Xmas 2021 Puzzle(1)

[Mispeld]

Sweet.
You inspired me to get my three-addend solution for 85709 down to around 0.05-0.06s, and only 15 active lines.

Thanks. Regarding the reported times, these are some details affecting the benchmarks:

1. The palindromes were supplied to the algorithm in a sorted vector. The time to create and sort them is not included.
2. Valid solutions are stored in pre-allocated memory. The time to write or display the solutions is not included.
3. The benchmarks were run on a PC with a Core-i3 with base 3.6 GHz clock.
4. Execution was within an Excel process, which limited utilization to one core of the four cores.

Since the aspect of increasing the number of addends is an extension of the well-studied "subset sum" problem, O(b^n) time using O(1) memory is the best known efficiency. There are Dynamic Programming approaches with O time using O memory that answer the question "how many groups of n palindromes adding up to the target value"? I have not yet come across any that actually list the unique groups with that efficiency.

 

[drbitboy]

[Updates: fixed many typos]

My time is for everything: build palindromes; find triplets; write output. Building palindromes and writing output is very fast, so I expect finding the triplets dominates, but I would have to run some tests like @Mispeld did to confirm those assumptions. A brute force approach takes O(957^3) i.e. nearly a billion passes through the innermost loop.

Here is the Python logic for finding three addends:

### Find triplets of PDNs that add up to target sum
L = len(pdns)
for L0 in range(L):
  for L1 in range(L0,L):
    sm01 = pdns[:L0] + pdns[L1]
    rem = sm - sm01
    if rem < pdns[L1]: break
    if rem in pdnset: print('{0},{1},{2}'.format(pdns[L0],pdns[L1],rem))

• the Palindromic Decimal Numbers (PDNs), sorted in increasing order, are in Python list [pdns]
  • and also duplicated in Python set [pdnset].]
• The first (outer) loop selects one PDN, pdns[L0], at a time from the entire list, from 0 through less than or equal to the target sum
• The second (inner) loop selects a second PDN, pdns[L1], one at a time from pdns[L0] through the end of the list.
  • This ensures the triplet solutions found are sequences that do not decrease.
• The sum of pdns[L0] and pdns[L1] is sm01
• The difference from sm01 to sm (target sum) is rem(ainder)
• If rem is less than pdns[1], then we can break out of the second loop
  • Again, this ensures any triplet solution's sequence does not decrease
• If rem is in [pdnset], which can be determined very quickly via binary search (O(logN)) because [pdnset] is a set, not a list, then the third number is also a PDN. So the performance is O(N^(n-1) logN) i.e. O(N^2 logN) for three addends (n=3).

 

[Peter Nachtwey]

I am late to the game. I just got my python running again.


It seems to me there is a lot of combinations if the palindromes can be mixed and matched. For instance, all ones until the number is reached.
The the length of the palindromes must all be the same length then that greatly limits the combinations.

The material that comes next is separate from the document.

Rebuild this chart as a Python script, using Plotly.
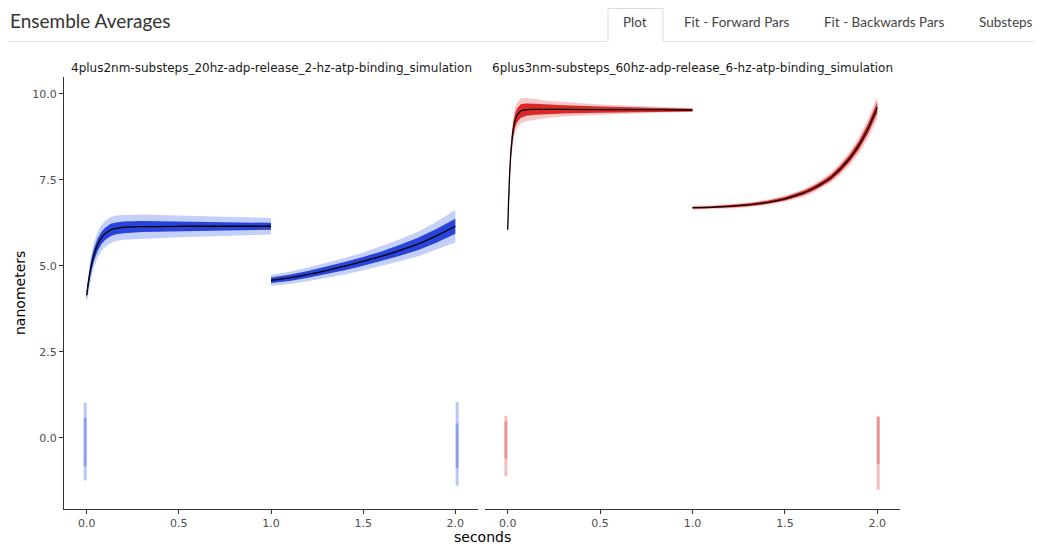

Did anybody try a recursive approach? It should be possible to mix and math different length palindromes. Using the sum of 1 digit palindromes The brute force method works there should be a more elegant way that doesn't needlessly try numbers that won't work. For instance, can one save time by making sure the tries start out at the first unspecified digit and work down instead of trying 0 to 9. Trying numbers from 0 to 9 works if the code does a break after the remainder is less than or equal to 0.

 

[Mispeld]

Did anybody try a recursive approach?

The Excel workbook referenced in post #8 uses a recursively called function named PalSum.

One problem with that workbook is that it writes solutions to a worksheet as it find them. This really slows it down when there are large numbers of valid solutions as addends are increased. The number of unique solutions increases similarly with processing time for the test cases referenced in post #13. From an efficiency standpoint, that leads me to believe the "list the valid solutions" is not the same as "count the valid solutions" for a specified target value and number of addends (i.e., listing is still O(b^n), where n = addends, regardless of memory use).

 

[Peter Nachtwey]

The Excel workbook referenced in post #8 uses a recursively called function named PalSum.

One problem with that workbook is that it writes solutions to a worksheet as it find them. This really slows it down when there are large numbers of valid solutions as addends are increased. The number of unique solutions increases similarly with processing time for the test cases referenced in post #13. From an efficiency standpoint, that leads me to believe the "list the valid solutions" is not the same as "count the valid solutions" for a specified target value and number of addends (i.e., listing is still O(b^n), where n = addends, regardless of memory use).

So right approach but wrong platform. Recursion is used in many optimizing techniques.



I this application one starts with a number and subtracts a plaindrome then pass the remainder back as a new number.
This method allows for easy optimization.